Taming the DOM: a RAG-enhanced CNT framework for conversational web assistance

Screen-reader users still face slow, noisy, and fragile experiences when interacting with modern web pages. ConWeb, a conversational web navigation platform developed at Politecnico di Milano, lets visually impaired users operate websites through natural-language commands, but its implementation relied heavily on large language models (LLMs) for HTML parsing, intent understanding, and action grounding, leading to high and unpredictable token usage, long latencies, and downtime when external LLM services are unavailable. This thesis proposes an alternative, structure-first pipeline that turns raw DOM into a compact, navigable, and retrieval-friendly representation for conversational web assistance. The approach introduces a Conversation-oriented Navigation Tree (CNT) that cleans, merges, prunes, and augments DOM nodes into meaningful units with stable identifiers, visibility and actionability flags, and accessibility-aligned metadata. Each CNT node is serialized into text, embedded with a multilingual text encoder, and cached in a per-user vector store. On top of this, a Retrieval-Augmented Generation (RAG) layer expands a spoken user request into multiple short variants, retrieves and ranks a small set of relevant nodes, and feeds only this compact context to the agent LLM. The CNT + RAG pipeline was integrated into the existing ConWeb platform and evaluated on six heterogeneous webpages, covering 49 scripted user requests across 'read', 'ask', 'describe', 'navigate', and 'fill' intents. Compared to the legacy system, the new architecture reduces prompt tokens and LLM usage costs, shortens latency, and keeps the CNT construction and embedding within tight token, time, and memory budgets. At the same time, answer accuracy rises from 71% to 90%, with particularly strong gains in navigation and description oriented tasks. These results show that using CNT-based retrieval to deliver small, high-precision node sets to an LLM yields a more efficient, controllable, and robust conversational web assistant, suggesting design principles for future accessible, retrieval-focused agents.

Gli utenti di screen reader sperimentano interazioni lente e fragili con le pagine web.

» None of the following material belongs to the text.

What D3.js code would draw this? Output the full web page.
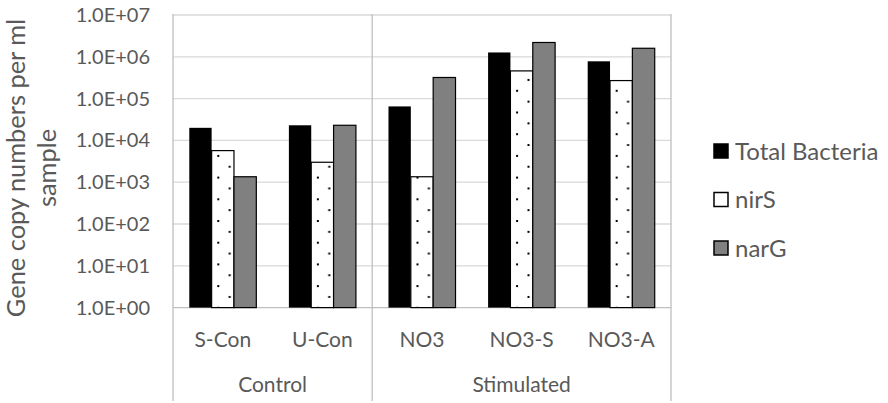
<!DOCTYPE html>
<html lang="en">
  <head>
    <meta charset="UTF-8" />
    <title>Gene copy numbers</title>
    <script src="https://cdn.jsdelivr.net/npm/d3@7/dist/d3.min.js"></script>
    <style>
      * {
        box-sizing: border-box;
        margin: 0;
        padding: 0;
      }
      body {
        background: #fff;
        width: 888px;
        height: 403px;
        overflow: hidden;
      }
      text {
        font-family: Lato, "Open Sans", sans-serif;
        fill: #595959;
      }
    </style>
  </head>
  <body>
    <svg id="chart" width="888" height="403"></svg>

    <script>
      // data
      const categories = ["S-Con", "U-Con", "NO3", "NO3-S", "NO3-A"];
      const groups = [
        { name: "Control", items: ["S-Con", "U-Con"] },
        { name: "Stimulated", items: ["NO3", "NO3-S", "NO3-A"] },
      ];
      const seriesNames = ["Total Bacteria", "nirS", "narG"];
      const totalBacteria = [2.0e4, 2.3e4, 6.5e4, 1.27e6, 7.8e5];
      const nirS = [5.7e3, 3.0e3, 1.35e3, 4.6e5, 2.7e5];
      const narG = [1.35e3, 2.3e4, 3.2e5, 2.2e6, 1.6e6];
      const yTicks = [1, 1e1, 1e2, 1e3, 1e4, 1e5, 1e6, 1e7];

      const seriesValues = [totalBacteria, nirS, narG];

      const svg = d3.select("#chart");

      // cadre du graphique
      const plotLeft = 173,
        plotRight = 671,
        plotTop = 15,
        plotBottom = 307.6,
        axisBottom = 401;

      // motif de points pour nirS
      const defs = svg.append("defs");
      const pat = defs
        .append("pattern")
        .attr("id", "dots")
        .attr("patternUnits", "userSpaceOnUse")
        .attr("width", 22.8)
        .attr("height", 21.7)
        .attr("x", 5.2)
        .attr("y", 3);
      pat.append("rect").attr("width", 22.8).attr("height", 21.7).attr("fill", "#fff");
      pat.append("rect").attr("x", 0).attr("y", 0).attr("width", 2).attr("height", 2).attr("fill", "#000");
      pat.append("rect").attr("x", 11.4).attr("y", 10.85).attr("width", 2).attr("height", 2).attr("fill", "#000");

      const fills = ["#000000", "url(#dots)", "#808080"];

      const y = d3.scaleLog().domain([1, 1e7]).range([plotBottom, plotTop]);
      const x = d3
        .scaleBand()
        .domain(categories)
        .range([plotLeft, plotRight])
        .paddingInner(0.327)
        .paddingOuter(0.1635);
      const x1 = d3
        .scaleBand()
        .domain(seriesNames)
        .range([0, x.bandwidth()]);

      const expFmt = (d) => {
        const e = Math.round(Math.log10(d));
        return "1.0E+" + String(e).padStart(2, "0");
      };

      // gridlines
      svg
        .append("g")
        .selectAll("line")
        .data(yTicks)
        .join("line")
        .attr("x1", plotLeft)
        .attr("x2", plotRight)
        .attr("y1", (d) => y(d))
        .attr("y2", (d) => y(d))
        .attr("stroke", (d) => (d === 1 ? "#bfbfbf" : "#d9d9d9"))
        .attr("stroke-width", 1.3);

      // y tick labels
      svg
        .append("g")
        .selectAll("text")
        .data(yTicks)
        .join("text")
        .attr("x", 150)
        .attr("y", (d) => y(d))
        .attr("dy", "0.35em")
        .attr("text-anchor", "end")
        .style("font-size", "20px")
        .text(expFmt);

      // bars
      const rows = categories.map((c, i) => ({
        cat: c,
        vals: seriesNames.map((s, j) => ({ s: s, j: j, v: seriesValues[j][i] })),
      }));

      svg
        .append("g")
        .selectAll("g")
        .data(rows)
        .join("g")
        .attr("transform", (d) => `translate(${x(d.cat)},0)`)
        .selectAll("rect")
        .data((d) => d.vals)
        .join("rect")
        .attr("x", (d) => x1(d.s))
        .attr("y", (d) => y(d.v))
        .attr("width", x1.bandwidth())
        .attr("height", (d) => plotBottom - y(d.v))
        .attr("fill", (d) => fills[d.j])
        .attr("stroke", "#000")
        .attr("stroke-width", (d) => (d.j === 0 ? 0 : 1.2));

      // vertical axis / group separator lines
      const half = (x.step() - x.bandwidth()) / 2;
      const seps = [plotLeft];
      groups.forEach((g) => {
        const lastCat = g.items[g.items.length - 1];
        seps.push(x(lastCat) + x.bandwidth() + half);
      });
      svg
        .append("g")
        .selectAll("line")
        .data(seps)
        .join("line")
        .attr("x1", (d) => d)
        .attr("x2", (d) => d)
        .attr("y1", plotTop - 1)
        .attr("y2", axisBottom)
        .attr("stroke", "#bfbfbf")
        .attr("stroke-width", 1.3);

      // category labels
      svg
        .append("g")
        .selectAll("text")
        .data(categories)
        .join("text")
        .attr("x", (d) => x(d) + x.bandwidth() / 2)
        .attr("y", 347)
        .attr("text-anchor", "middle")
        .style("font-size", "21px")
        .text((d) => d);

      // group labels
      svg
        .append("g")
        .selectAll("text")
        .data(groups)
        .join("text")
        .attr("x", (g) => {
          const a = x(g.items[0]) - half;
          const b = x(g.items[g.items.length - 1]) + x.bandwidth() + half;
          return (a + b) / 2;
        })
        .attr("y", 392)
        .attr("text-anchor", "middle")
        .style("font-size", "21px")
        .text((g) => g.name);

      // y axis title
      const title = svg
        .append("text")
        .attr("transform", "translate(0,168) rotate(-90)")
        .attr("text-anchor", "middle")
        .style("font-size", "25.4px");
      title.append("tspan").attr("x", 0).attr("y", 25).text("Gene copy numbers per ml");
      title.append("tspan").attr("x", 0).attr("y", 56).text("sample");

      // legend
      const legendY = [151, 199.5, 248];
      const legend = svg
        .append("g")
        .selectAll("g")
        .data(seriesNames)
        .join("g")
        .attr("transform", (d, i) => `translate(714,${legendY[i]})`);
      legend
        .append("rect")
        .attr("x", 0)
        .attr("y", -7)
        .attr("width", 14)
        .attr("height", 14)
        .attr("fill", (d, i) => (i === 1 ? "#fff" : fills[i]))
        .attr("stroke", "#000")
        .attr("stroke-width", 1.5);
      legend
        .append("text")
        .attr("x", 21)
        .attr("y", 0)
        .attr("dy", "0.36em")
        .style("font-size", "24px")
        .text((d) => d);
    </script>
  </body>
</html>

ConWeb, una piattaforma di navigazione web conversazionale sviluppata al Politecnico di Milano, permette a persone con disabilità visive di utilizzare i siti tramite comandi in linguaggio naturale, ma la sua implementazione, fortemente basata su Large Language Models (LLMs) per parsing HTML e comprensione dell'intento, generava un consumo di token elevato, latenze significative e disservizi quando i servizi LLM non erano disponibili. Questa tesi propone una pipeline "structure-first" che trasforma il DOM grezzo in una rappresentazione compatta, navigabile e adatta al retrieval per l'assistenza conversazionale sul web. L'approccio introduce un Conversation-oriented Navigation Tree (CNT) che pulisce, unisce, pota e arricchisce i nodi del DOM in unità informative dotate di identificativi stabili, flag di visibilità e azionabilità, e metadati allineati ai criteri di accessibilità. Ogni nodo CNT viene serializzato, incorporato tramite un text encoder multilingue e memorizzato in una vector store. Su questo livello si innesta uno strato di Retrieval-Augmented Generation (RAG), che espande la richiesta vocale dell'utente in varianti brevi, recupera e ordina un insieme ridotto di nodi rilevanti e fornisce solo questo contesto compatto all'LLM agente. La pipeline CNT + RAG è stata integrata in ConWeb e valutata su sei pagine web, coprendo 49 richieste utente con cinque intenti principali. Rispetto al sistema legacy, la nuova architettura riduce il numero di token nei prompt e i costi degli LLM, diminuisce la latenza e mantiene la costruzione ed embedding del CNT entro vincoli stringenti di tempo e memoria. Allo stesso tempo, l'accuratezza delle risposte cresce dal 71% al 90%, con miglioramenti marcati nei task orientati alla navigazione e alla descrizione. Questi risultati mostrano che un retrieval basato su CNT, capace di fornire a un LLM insiemi di nodi ridotti ma ad alta precisione, consente di ottenere un assistente conversazionale per il web più efficiente e robusto e suggerisce principi progettuali per futuri agenti accessibili centrati sul retrieval.